Eight people have qualified to be on the ballot for DNC chair, including longshot presidential candidate Marianne Williamson, Sen. Bernie Sanders’ former campaign manager Faiz Shakir and former Maryland Gov. Martin O’Malley.
But the general consensus among voting members is that the next leader will either be Minnesota Democratic-Farmer-Labor Party Chair Ken Martin or Democratic Party of Wisconsin Chair Ben Wikler.
Both men have backgrounds in the type of party infrastructure building that is the less flashy side of the job, and both tout fundraising prowess that will be necessary to implement a year round, nationwide organizing strategy that they propose.

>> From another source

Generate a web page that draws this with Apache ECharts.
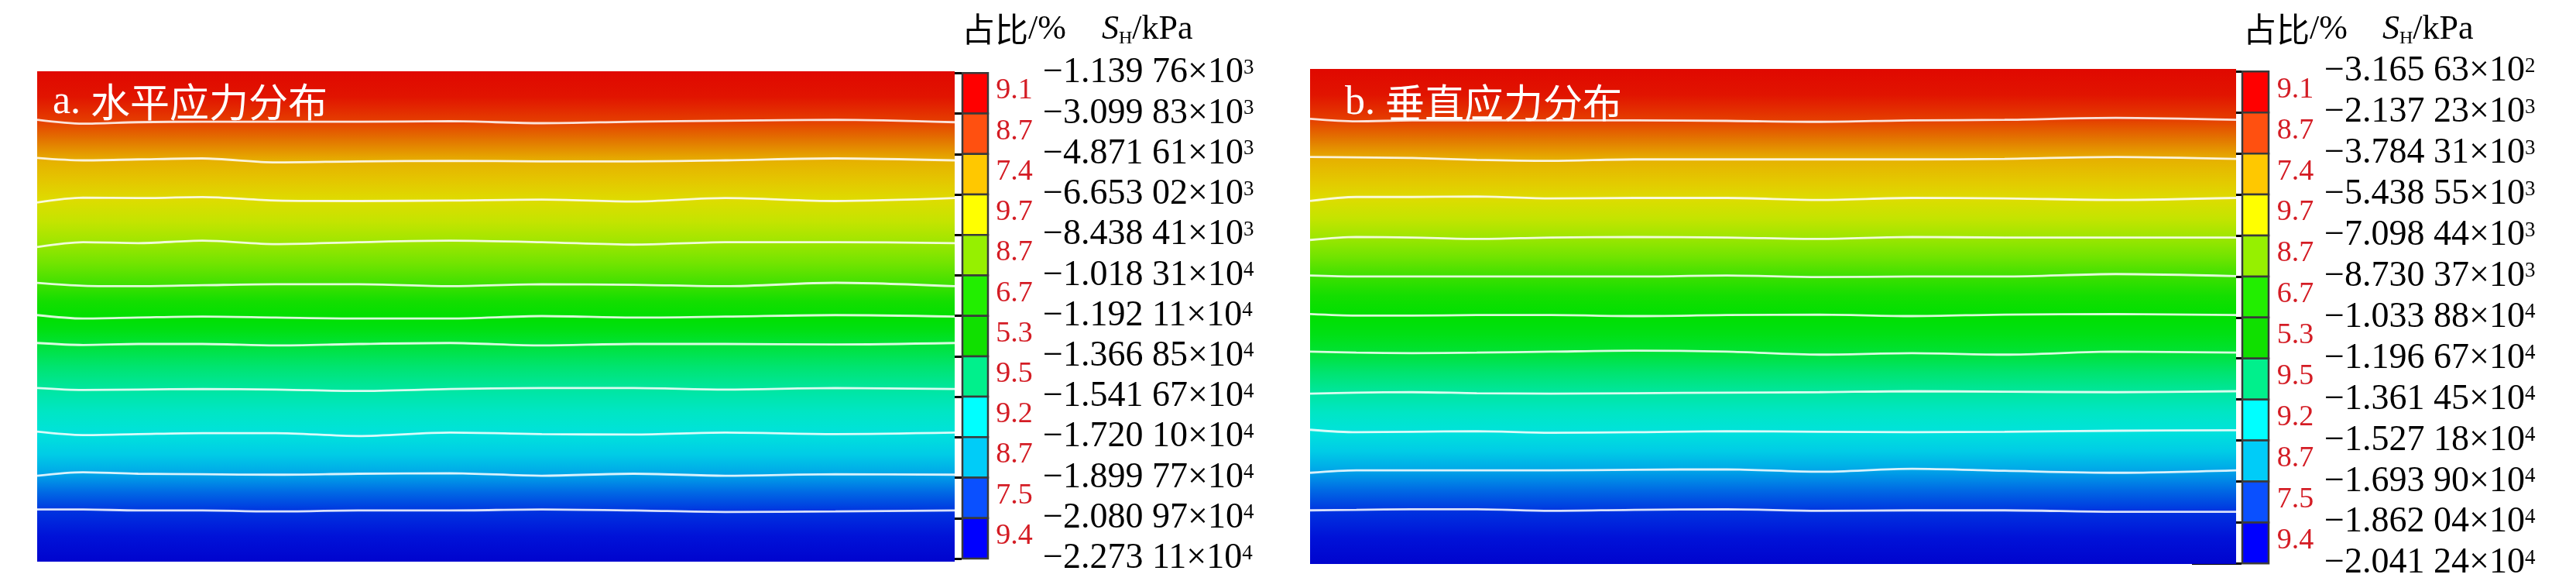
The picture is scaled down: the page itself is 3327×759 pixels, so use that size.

Without control of the White House or Congress, the new DNC chair will be one of many faces of the Democratic Party that is still figuring out how to move on from rejection at the ballot box.
What about other offices?
DNC members will also elect a treasurer, secretary and national finance chair, a vice chair for civic engagement and voter participation and three vice chair candidates.
The party’s rules also state that “DNC Officers are as equally divided as practicable according to gender,” which means candidates for the three vice chair positions may be restricted based on who wins the other positions.
At the in person forum in Detroit in January, the more substantive discussions included vice-chair candidates and there was more criticism of Biden for running for reelection before dropping out of the race with less than three months until the election.
Joe Paolino, a former mayor of Providence, R.I. mayor, said Biden did a “great job” in his first term, but had he not run again, “then there could have been a primary and we could have gone through that vetting process.”
Gun control activist David Hogg said the party had a problem with anyone who called for Biden to step aside before he ultimately made the decision.
“We are not a cult, we should not be a cult,” he said. “Increasingly we are becoming a party of subtraction, not addition.”
Who gets to vote for DNC leadership?
There are currently 448 voting members of the DNC, and while there is no official public list of names, more than half of the voting population comes from the chair, vice chair and national committee members from each of the states and U.S. territories, as well as Democrats Abroad.
The heads of affiliated groups like the Young Democrats of America are also members. The remainder are at-large members that include longtime party figures, union leaders and others with ties to former President Joe Biden.